Class A’s are motorized RVs, meaning you drive it, not tow it. Many people are drawn to them because they don’t like the idea of having to tow and set up a travel trailer or fifth wheel. They come in a variety of sizes, from a compact 25 feet to a whopping 45 feet! No matter the size, you’ll be traveling with an onboard kitchen, bathroom, and bedroom (or maybe two). 

How Many People Can Sleep in a Class A RV?

Depending on the size, Class A motorhomes can sleep anywhere from two to ten people. Class A’s have a bedroom in the back, usually with a queen or king size bed. Some will have bunks in the bedroom. Most Class A’s also have a convertible dinette in the living area. RVs on the larger end of the spectrum may also have a second bedroom, a convertible sofa, and other sleeping areas. 

RV manufacturers get pretty creative when it comes to sleeping areas: The Safari Trek (now the Monaco Trek) has a bed that descends from the ceiling on a motor! That gives you more space for amenities, like a walk-in closet or a huge bathroom. If you’re looking for a Class A rental RV, make sure you explore the different floorplans to find a layout that works for you.

Diesel vs. Gas Class A RVs

There’s another feature that sets Class A’s apart: gas or diesel engines. A long-time subject of debate in the RV world, “gas vs. diesel” will always get people talking. The truth is, both have their benefits and drawbacks. The decision will come down to personal preference. Here are a few of the differences:

  • The main difference is in the drivetrain and towing power. Gas RVs have roughly half the towing capacity of diesel RVs. Furthermore, gas engines don’t have as long of a lifespan as diesel engines, and diesel engines need maintenance less frequently.
  • Another significant difference is the price: a diesel RV will always cost substantially more than its gas counterpart. Maintenance isn’t cheap, either. You won’t be able to work on the engine yourself, and finding a certified diesel mechanic can be tricky and expensive.
  • Each type offers a different driving experience. Diesel RVs tend to be a bit smoother and more stable, with an air ride suspension that keeps the RV from swaying. Gas RVs tend to sway more and hit bumps roughly. Descending big hills in a diesel RV is safer because they have Jake brakes that slow down the engine.
  • Gas RVs have the engine in the front; and diesel pushers have it in the back. There will be a little more noise up front while driving the gas RV.
  • The generator in a gas RV is often closer to the bedroom, which can be loud if you run it while trying to sleep. Diesel RV’s have the generator up front.
  • Gas RVs have what’s called a “doghouse” (a big hump) between the two front seats. The seats won’t always be able to swivel. Diesel RVs have a little less headroom in the back of the RV.

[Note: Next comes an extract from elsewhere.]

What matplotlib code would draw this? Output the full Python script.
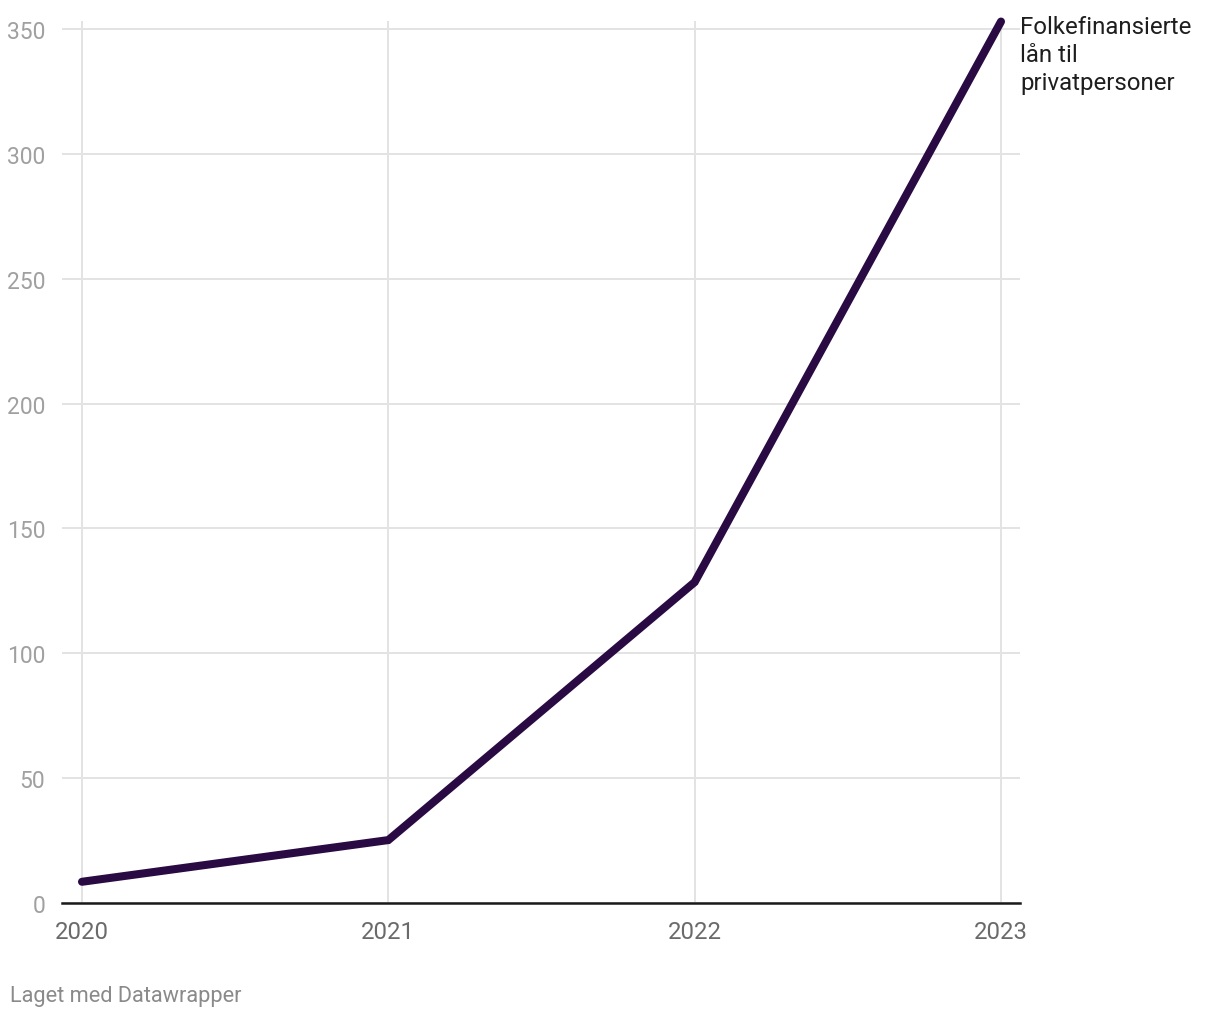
import matplotlib
matplotlib.use("Agg")
import matplotlib.pyplot as plt

years = [2020, 2021, 2022, 2023]
values = [8.5, 25.2, 128.5, 353.0]
yticks = [0, 50, 100, 150, 200, 250, 300, 350]
series_label = "Folkefinansierte\nlån til\nprivatpersoner"
footer = "Laget med Datawrapper"

plt.rcParams['font.family'] = ['Roboto', 'DejaVu Sans']

fig = plt.figure(figsize=(12.2, 10.2), dpi=100)
ax = fig.add_axes([62/1220, (1020-904)/1020, (1020-62)/1220, (904-22)/1020])

ax.plot(years, values, color='#2a0a42', lw=5.8, solid_capstyle='round', solid_joinstyle='miter', zorder=3, clip_on=False)

ax.set_xlim(2020 - 20/306.33, 2023 + 19/306.33)
ax.set_ylim(0, 882/2.497)
ax.set_xticks(years)
ax.set_xticklabels([str(y) for y in years])
ax.set_yticks(yticks)
ax.set_yticklabels([str(v) for v in yticks])

ax.grid(True, color='#e3e3e3', lw=1.4)
ax.set_axisbelow(True)
for s in ['top', 'right', 'left']:
    ax.spines[s].set_visible(False)
ax.spines['bottom'].set_color('#1a1a1a')
ax.spines['bottom'].set_linewidth(1.8)
ax.spines['bottom'].set_zorder(4)

ax.tick_params(axis='y', length=0, pad=12, labelsize=16.5, labelcolor='#a0a0a0')
ax.tick_params(axis='x', length=0, pad=12, labelsize=17.2, labelcolor='#6a6a6a')

ax.text(1.0, 355.6, series_label, transform=ax.get_yaxis_transform(), fontsize=17.3, color='#1e1e1e',
        ha='left', va='top', linespacing=1.27)

fig.text(10/1220, 1 - 997/1020, footer, fontsize=15.7, color='#8a8a8a', ha='left', va='center')

fig.savefig('out.png', dpi=100, facecolor='white')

Again, the choice comes down to what you prefer. If you intend on driving long hauls or living in your RV, a diesel pusher might be more comfortable. If you want to save money and don’t want the hassle of looking for diesel mechanics, stick with a gas RV.

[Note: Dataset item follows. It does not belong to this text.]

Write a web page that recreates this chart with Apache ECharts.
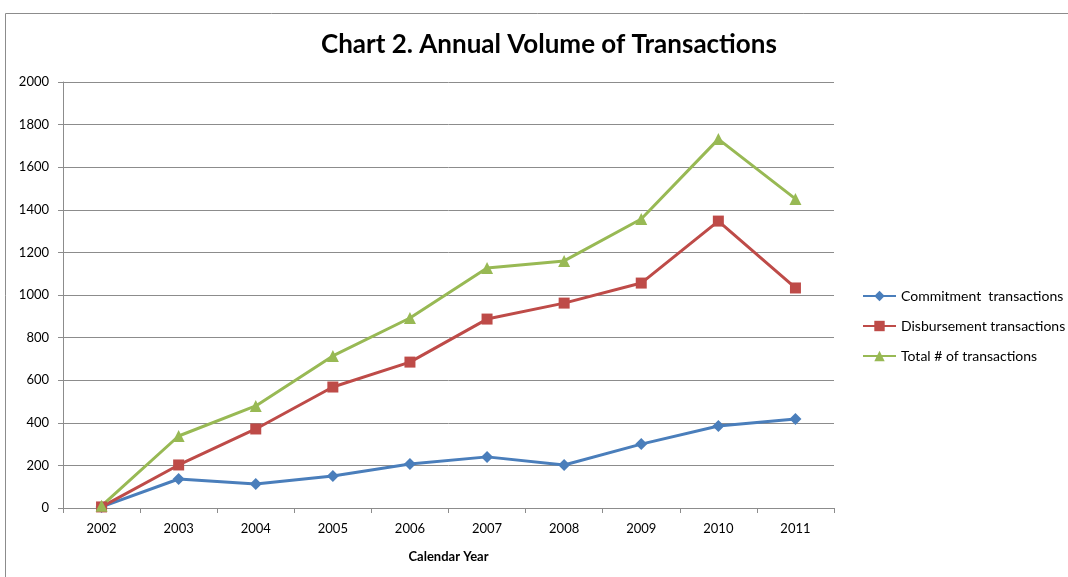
<!DOCTYPE html>
<html lang="en">
<head>
    <meta charset="UTF-8">
    <title>Chart 2. Annual Volume of Transactions</title>
    <script type="text/javascript" src="https://cdn.jsdelivr.net/npm/echarts@6/dist/echarts.min.js"></script>
    <style>
        html, body { margin: 0; padding: 0; background: #fff; }
    </style>
</head>
<body>
<div id="main" style="width: 1068px;height:577px;"></div>
<script>
    // data
    var years = ['2002', '2003', '2004', '2005', '2006', '2007', '2008', '2009', '2010', '2011'];
    var commitment = [5, 136, 113, 150, 207, 240, 202, 300, 385, 418];
    var disbursement = [5, 202, 371, 568, 685, 887, 962, 1056, 1347, 1033];
    var total = [10, 338, 479, 714, 892, 1127, 1160, 1357, 1732, 1451];
    var yTicks = [0, 200, 400, 600, 800, 1000, 1200, 1400, 1600, 1800, 2000];

    var chart = echarts.init(document.getElementById('main'));
    var font = 'Lato, "Open Sans", sans-serif';

    var option = {
        animation: false,
        textStyle: { fontFamily: font },
        title: {
            text: 'Chart 2. Annual Volume of Transactions',
            left: 316,
            top: 27,
            textStyle: { fontFamily: font, fontSize: 26, fontWeight: 'bold', color: '#000' }
        },
        graphic: [{
            type: 'rect',
            shape: { x: 5.5, y: 13.5, width: 1200, height: 700 },
            style: { fill: 'none', stroke: '#8c8c8c', lineWidth: 1 },
            silent: true
        }],
        legend: {
            orient: 'vertical',
            left: 857,
            top: 284,
            itemWidth: 33,
            itemHeight: 13,
            itemGap: 16,
            textStyle: { fontFamily: font, fontSize: 14, color: '#000' },
            data: ['Commitment  transactions', 'Disbursement transactions', 'Total # of transactions']
        },
        grid: { left: 63, right: 234, top: 82, bottom: 69, containLabel: false },
        xAxis: {
            type: 'category',
            data: years,
            boundaryGap: true,
            name: 'Calendar Year',
            nameLocation: 'middle',
            nameGap: 42,
            nameTextStyle: { fontFamily: font, fontSize: 13, fontWeight: 'bold', color: '#000' },
            axisLine: { lineStyle: { color: '#8c8c8c', width: 1 } },
            axisTick: { show: true, alignWithLabel: false, length: 5, lineStyle: { color: '#8c8c8c' } },
            axisLabel: { fontSize: 13, color: '#000', margin: 14 },
            splitLine: { show: false }
        },
        yAxis: {
            type: 'value',
            min: 0,
            max: 2000,
            interval: 200,
            axisLine: { show: true, lineStyle: { color: '#8c8c8c', width: 1 } },
            axisTick: { show: true, length: 5, lineStyle: { color: '#8c8c8c' } },
            axisLabel: {
                fontSize: 13, color: '#000', margin: 14,
                formatter: function (v) { return yTicks.indexOf(v) >= 0 ? String(v) : ''; }
            },
            splitLine: { show: true, lineStyle: { color: '#8c8c8c', width: 1 } }
        },
        series: [{
            name: 'Commitment  transactions',
            type: 'line',
            data: commitment,
            color: '#4A7EBB',
            symbol: 'diamond',
            symbolSize: 12,
            lineStyle: { width: 3 }
        }, {
            name: 'Disbursement transactions',
            type: 'line',
            data: disbursement,
            color: '#BE4B48',
            symbol: 'rect',
            symbolSize: 11,
            lineStyle: { width: 3 }
        }, {
            name: 'Total # of transactions',
            type: 'line',
            data: total,
            color: '#98B954',
            symbol: 'triangle',
            symbolSize: 12,
            lineStyle: { width: 3 }
        }]
    };
    chart.setOption(option);
</script>
</body>
</html>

Should You Buy or Rent a Class A RV?

The RV rental market has put a twist on the nomadic lifestyle. No longer do you have to buy an RV to experience the joy of the open road. Whether you’re going on a road trip or thinking about living in a motorhome, Class A RV rentals offer several benefits:

  • You don’t have to worry about a hefty price tag and a long-term RV loan. You can rent an RV for a weekend, a week, or even a few months at a time.
  • You get to shop around. If you’re looking to buy eventually, you can rent out different types of RVs to find out which works best for you.
  • Get the full-time experience without the full-time commitment. You can spend a few weeks or months in a Class A rental RV to see if living in one is a possibility for your family.
  • No dealing with maintenance and storage. This is one of the biggest benefits of renting. When you own an RV, you have to keep it in good shape and cover or store it when you’re not using it. It’s an ongoing expense, and the bills can add up quickly. Of course, as an RV owner, you can offset those costs by renting out your rig!

Whether you rent or buy comes down to how much time you’ll be spending in the RV. If you’re looking for a trial run or just want to go on a vacation, you should rent. If you’re going to be using it a lot (like every weekend), definitely buy.

Class A RV Rental Prices

Rental prices vary widely depending on location, the age of the RV, season, and many other factors. RVshare allows owners to set the price of their RVs. Smaller Class A motorhome rentals can cost as little as $100 a day (often with discounts for longer rentals). On the other hand, a big diesel pusher can cost upwards of $500 per day. No matter your budget, do your research before you book. Look for discounts, off-season rates, and be sure to read the owner’s rules!

Closing Thoughts

A Class A RV is one of the most comfortable options for traveling. They’re also the most flexible – a small Class A is great for stealth camping, and a large RV sleeps a big family with no problem. Whether you rent or buy, you’re going to feel right at home in a Class A. As always, we’d love to hear your thoughts on Class A RVs, especially on the gas vs. diesel debate.